When I was groping my way and exploring these issues, senior physicists would say, "You don't need to know these things." Again this was an exclusion and a violation of my search for knowledge. If science means to know, then I had no scientific training. So I went to Canada and enrolled on a Foundations of Physics programme, where some of the basic questions about science that were troubling me were being asked.

I knew that if I continued studying the foundations of quantum theory I should be marginal to my situation and I decided that I must do something to relate myself to the Indian context. I shifted to science and technology policy issues. In the meantime, the Chipko movement had been created and because this had happened where I was from, I kept going back and doing volunteer work and writing for them. Before I knew where I was, ecology had become my primary concern.

What is the Chipko movement? In your book Staying Alive you talk of the forest, for instance, not as a product for the market but as prakiti--a life-giving force. You talk of the importance of women in the struggle against the massive consumption of natural resources.

-- I responded to the destruction of the forest first because I was a child of the Himalayan forests. They were my identity and my sense of being. The erosion of the forests hit me very hard. Just before I left for Canada, I wanted to go back and visit a favourite spot of mine, a place where the British had built lovely rest houses from which the foresters managed the forests, There was one I particularly loved, near a stream in the beautiful oak forest. I went back there, and the oak forest had become a mere sprinkling of trees, and the stream was no longer gushing with water.

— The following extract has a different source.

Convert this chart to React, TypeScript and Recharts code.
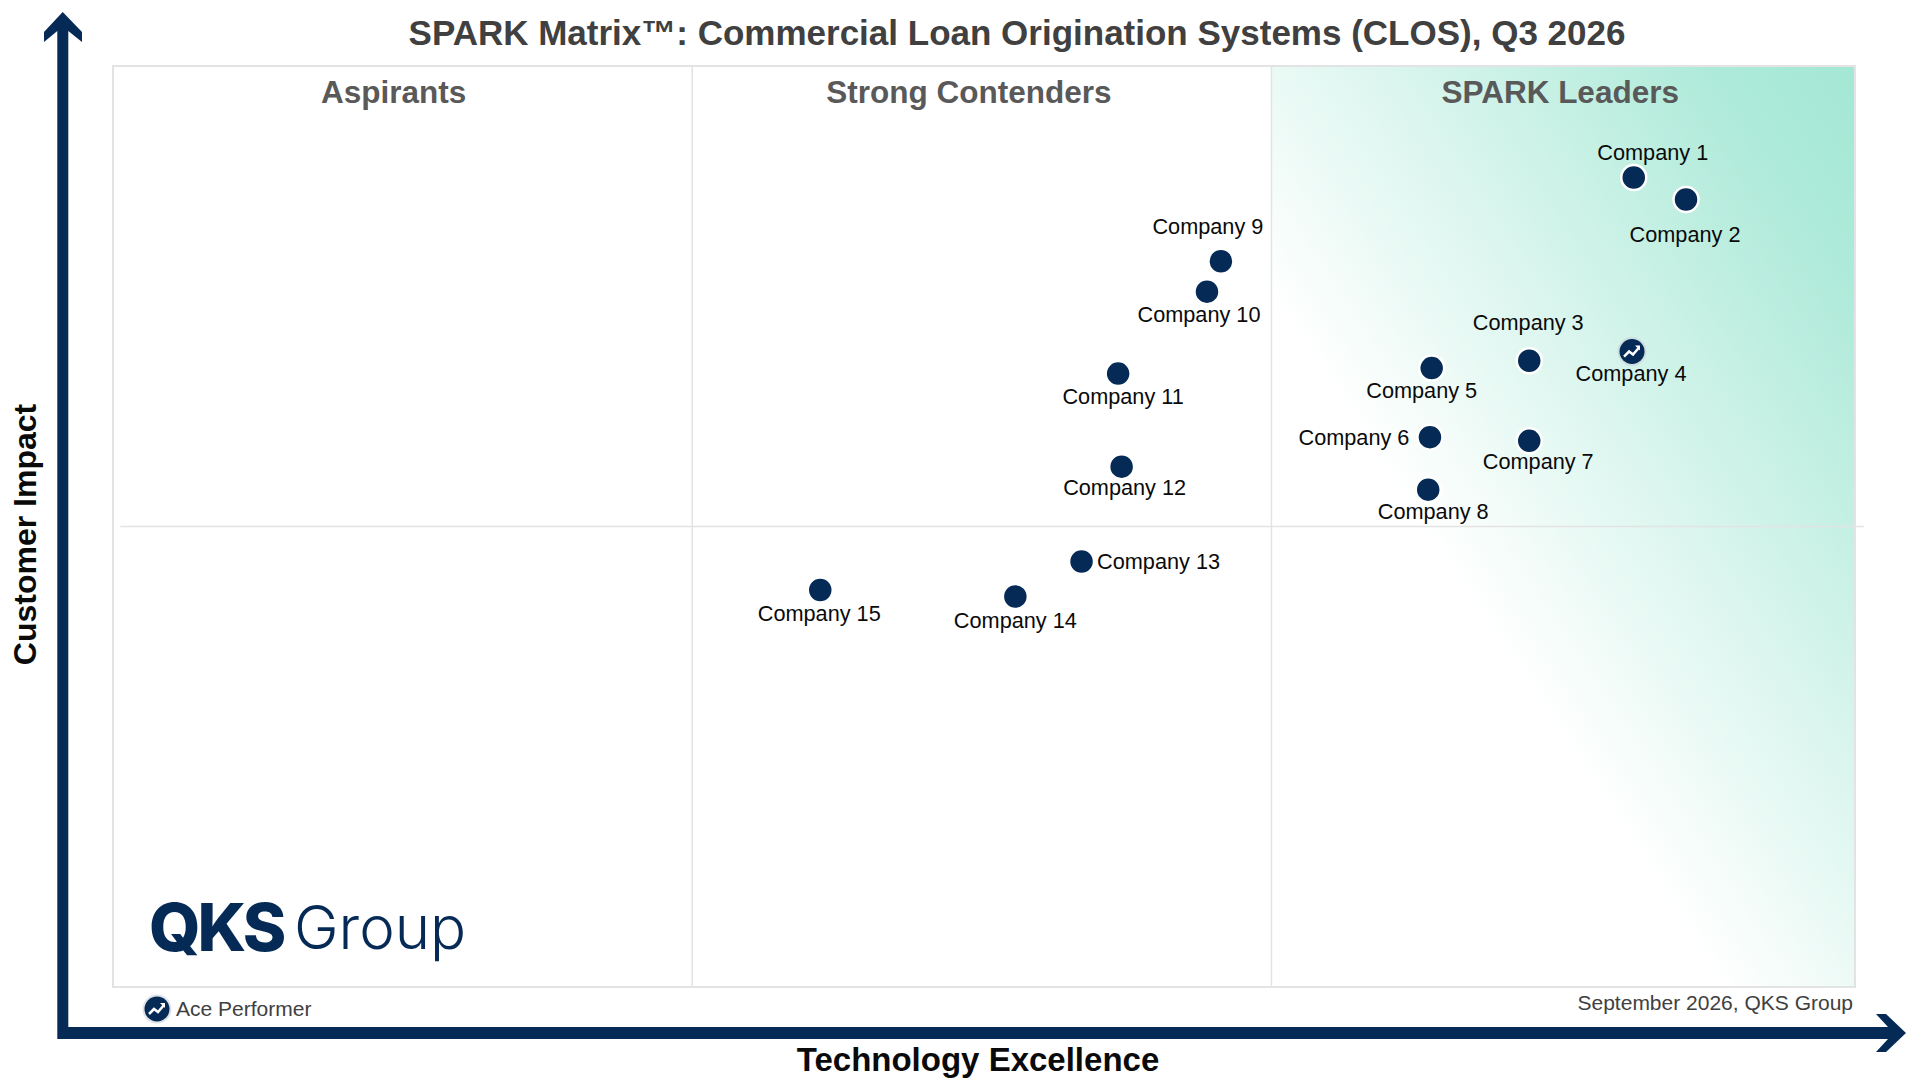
import { ScatterChart, Scatter, XAxis, YAxis, ReferenceArea, ReferenceLine, Label } from "recharts";

const companies = [
  "Company 1", "Company 2", "Company 3", "Company 4", "Company 5",
  "Company 6", "Company 7", "Company 8", "Company 9", "Company 10",
  "Company 11", "Company 12", "Company 13", "Company 14", "Company 15",
];
const technologyExcellence = [87.3, 90.3, 81.3, 87.2, 75.7, 75.6, 81.3, 75.5, 63.6, 62.8, 57.7, 57.9, 55.6, 51.8, 40.6];
const customerImpact = [87.9, 85.5, 68.0, 69.0, 67.2, 59.7, 59.3, 54.0, 78.8, 75.5, 66.6, 56.5, 46.2, 42.4, 43.1];
const acePerformers = ["Company 4"];
const quadrantEdges = [0, 33.25, 66.5, 100];
const quadrantNames = ["Aspirants", "Strong Contenders", "SPARK Leaders"];

const data = companies.map((name, i) => ({
  name,
  x: technologyExcellence[i],
  y: customerImpact[i],
}));

const NAVY = "#052a56";

// label offset from its dot, px
const labelOffsets: Record<string, [number, number]> = {
  "Company 1": [19, -25],
  "Company 2": [-1, 35],
  "Company 3": [-1, -38],
  "Company 4": [-1, 22],
  "Company 5": [-10, 22],
  "Company 6": [-76, 0],
  "Company 7": [9, 21],
  "Company 8": [5, 22],
  "Company 9": [-13, -35],
  "Company 10": [-8, 23],
  "Company 11": [5, 23],
  "Company 12": [3, 21],
  "Company 13": [77, 0],
  "Company 14": [0, 24],
  "Company 15": [-1, 23],
};

const quadrantNudge = [-9, -13, -3];

const AceIcon = ({ cx, cy }: { cx: number; cy: number }) => (
  <g>
    <circle cx={cx} cy={cy} r={14.5} fill="#c9d0d8" opacity={0.6} />
    <circle cx={cx} cy={cy} r={12.5} fill={NAVY} />
    <polyline
      points={`${cx - 8},${cy + 5} ${cx - 3},${cy} ${cx + 1},${cy + 3} ${cx + 7},${cy - 4}`}
      fill="none"
      stroke="#fff"
      strokeWidth={2.5}
    />
    <polyline points={`${cx + 3},${cy - 6} ${cx + 8},${cy - 6} ${cx + 8},${cy - 1}`} fill="#fff" stroke="none" />
  </g>
);

const CompanyDot = (props: any) => {
  const { cx, cy, payload } = props;
  const [dx, dy] = labelOffsets[payload.name];
  return (
    <g>
      {acePerformers.includes(payload.name) ? (
        <AceIcon cx={cx} cy={cy} />
      ) : (
        <circle cx={cx} cy={cy} r={12.5} fill={NAVY} stroke="#fff" strokeWidth={2.5} />
      )}
      <text
        x={cx + dx}
        y={cy + dy}
        textAnchor="middle"
        dominantBaseline="central"
        fontSize={21.7}
        fill="#0a0a0a"
      >
        {payload.name}
      </text>
    </g>
  );
};

export default function App() {
  return (
    <div style={{ position: "absolute", left: 0, top: 0, width: 1920, height: 1080, background: "#fff" }}>
      <ScatterChart
        width={1920}
        height={1080}
        margin={{ left: 112, right: 65, top: 66, bottom: 92 }}
        style={{ fontFamily: "'Liberation Sans', Arial, sans-serif" }}
      >
        <defs>
          <linearGradient id="leaders" gradientUnits="userSpaceOnUse" x1={1272} y1={300} x2={1790} y2={-40}>
            <stop offset="0" stopColor="#ffffff" />
            <stop offset="0.8" stopColor="#aeead9" />
            <stop offset="1" stopColor="#a3e8d4" />
          </linearGradient>
        </defs>
        <XAxis type="number" dataKey="x" domain={[0, 100]} height={1} tick={false} axisLine={false} tickLine={false}>
          <Label
            value="Technology Excellence"
            position="bottom"
            offset={60}
            dx={-6}
            style={{ fontSize: 33, fontWeight: 700, fill: "#0a0a0a" }}
          />
        </XAxis>
        <YAxis type="number" dataKey="y" domain={[0, 100]} width={1} tick={false} axisLine={false} tickLine={false}>
          <Label
            value="Customer Impact"
            angle={-90}
            position="left"
            offset={87}
            dy={8}
            style={{ fontSize: 32, fontWeight: 700, fill: "#0a0a0a", textAnchor: "middle" }}
          />
        </YAxis>

        <ReferenceArea x1={66.5} x2={100} y1={0} y2={100} fill="url(#leaders)" fillOpacity={1} stroke="none" />
        <ReferenceArea x1={0} x2={100} y1={0} y2={100} fill="none" stroke="#e3e3e3" strokeWidth={2} />
        {quadrantEdges.slice(1, 3).map((edge) => (
          <ReferenceLine key={edge} x={edge} stroke="#e3e3e3" strokeWidth={1.5} />
        ))}
        <ReferenceLine
          segment={[{ x: 0.42, y: 50 }, { x: 100.5, y: 50 }]}
          stroke="#e3e3e3"
          strokeWidth={1.5}
          ifOverflow="visible"
        />
        {quadrantNames.map((name, i) => (
          <ReferenceArea key={name} x1={quadrantEdges[i]} x2={quadrantEdges[i + 1]} y1={0} y2={100} fill="none" stroke="none">
            <Label
              value={name}
              position="insideTop"
              offset={15}
              dx={quadrantNudge[i]}
              style={{ fontSize: 31.5, fontWeight: 700, fill: "#595959" }}
            />
          </ReferenceArea>
        ))}

        <Scatter data={data} isAnimationActive={false} shape={CompanyDot} />

        <text x={1017} y={45} textAnchor="middle" fontSize={35} fontWeight={700} fill="#404040">
          SPARK Matrix™: Commercial Loan Origination Systems (CLOS), Q3 2026
        </text>

        {/* axis arrows */}
        <path
          d="M62.7 12 L82 32 V42 L68.3 31 V1027 H1888 L1876 1014 H1886 L1906 1033 L1886 1052 H1876 L1888 1039 H57.3 V31 L44 42 V32 Z"
          fill={NAVY}
        />

        {/* logo */}
        <text x={149} y={951} fontSize={66} fontWeight={800} fill={NAVY} letterSpacing={-3} style={{ fontFamily: "Inter" }}>
          QKS
        </text>
        <text x={294} y={949} fontSize={60} fontWeight={300} fill={NAVY} style={{ fontFamily: "Inter" }}>
          Group
        </text>

        <AceIcon cx={157} cy={1009} />
        <text x={176} y={1016} fontSize={21} fill="#404040">
          Ace Performer
        </text>
        <text x={1853} y={1010} textAnchor="end" fontSize={21} fill="#404040">
          September 2026, QKS Group
        </text>
      </ScatterChart>
    </div>
  );
}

When 1 talked to the people in the area I found that the stream had disappeared because they had cut the oak forest down to plant apple orchards, an enterprise which had never really been successful. (Apple trees need very fertile soil and virgin forest is usually cut down for this purpose.)

As for my involvement with Chipko, a movement of Himalayan women dedicated to the protection of the environment, I first got to know a leading figure in the movement named Sundarlal Batinguna, who was a great Inspiration to people like myself. But at a second and more lasting level my involvement was with the ordinary women who form the bedrock of Chipko. It was their perceptions and their beliefs that were the really rich foundations of my knowledge of ecology. They offered me a new sensibility about relationships. Ordinary people don't theorize. They have visions and beliefs. The germ of an idea or insight that I have developed has always been a phrase or an action from a person committed to act in a concrete situation. All my theory-building has come out of this nature-centred and woman-centred action. The special relationships women have with the environment are due to this. In my book Staying Alive I attempted to explain why my insights came from women who were considered ignorant and marginal, who were not given a platform of any kind by society.

Why is it that women sense destruction faster and are more persevering in the struggles against destruction? Why do they carry on when everyone else is cynical and hopeless? The reason is that women have a distinctive perception of what life is, a sense of what is really vital, which colours their view of what is at stake in the world.

* Can women lead the way in the new concern for the environment?

-- I think women are taking the lead today. The important thing is that their leadership should be taken seriously. For us in India Chipko marked the reawakening of an ecological consciousness, in a movement stretching from the villages of central India to the western Ghats. This new ecological consciousness is as old as our civilization, but what is new is its re-emergence as a political force in response to destruction, a force like Chipko in which ordinary women define the issues.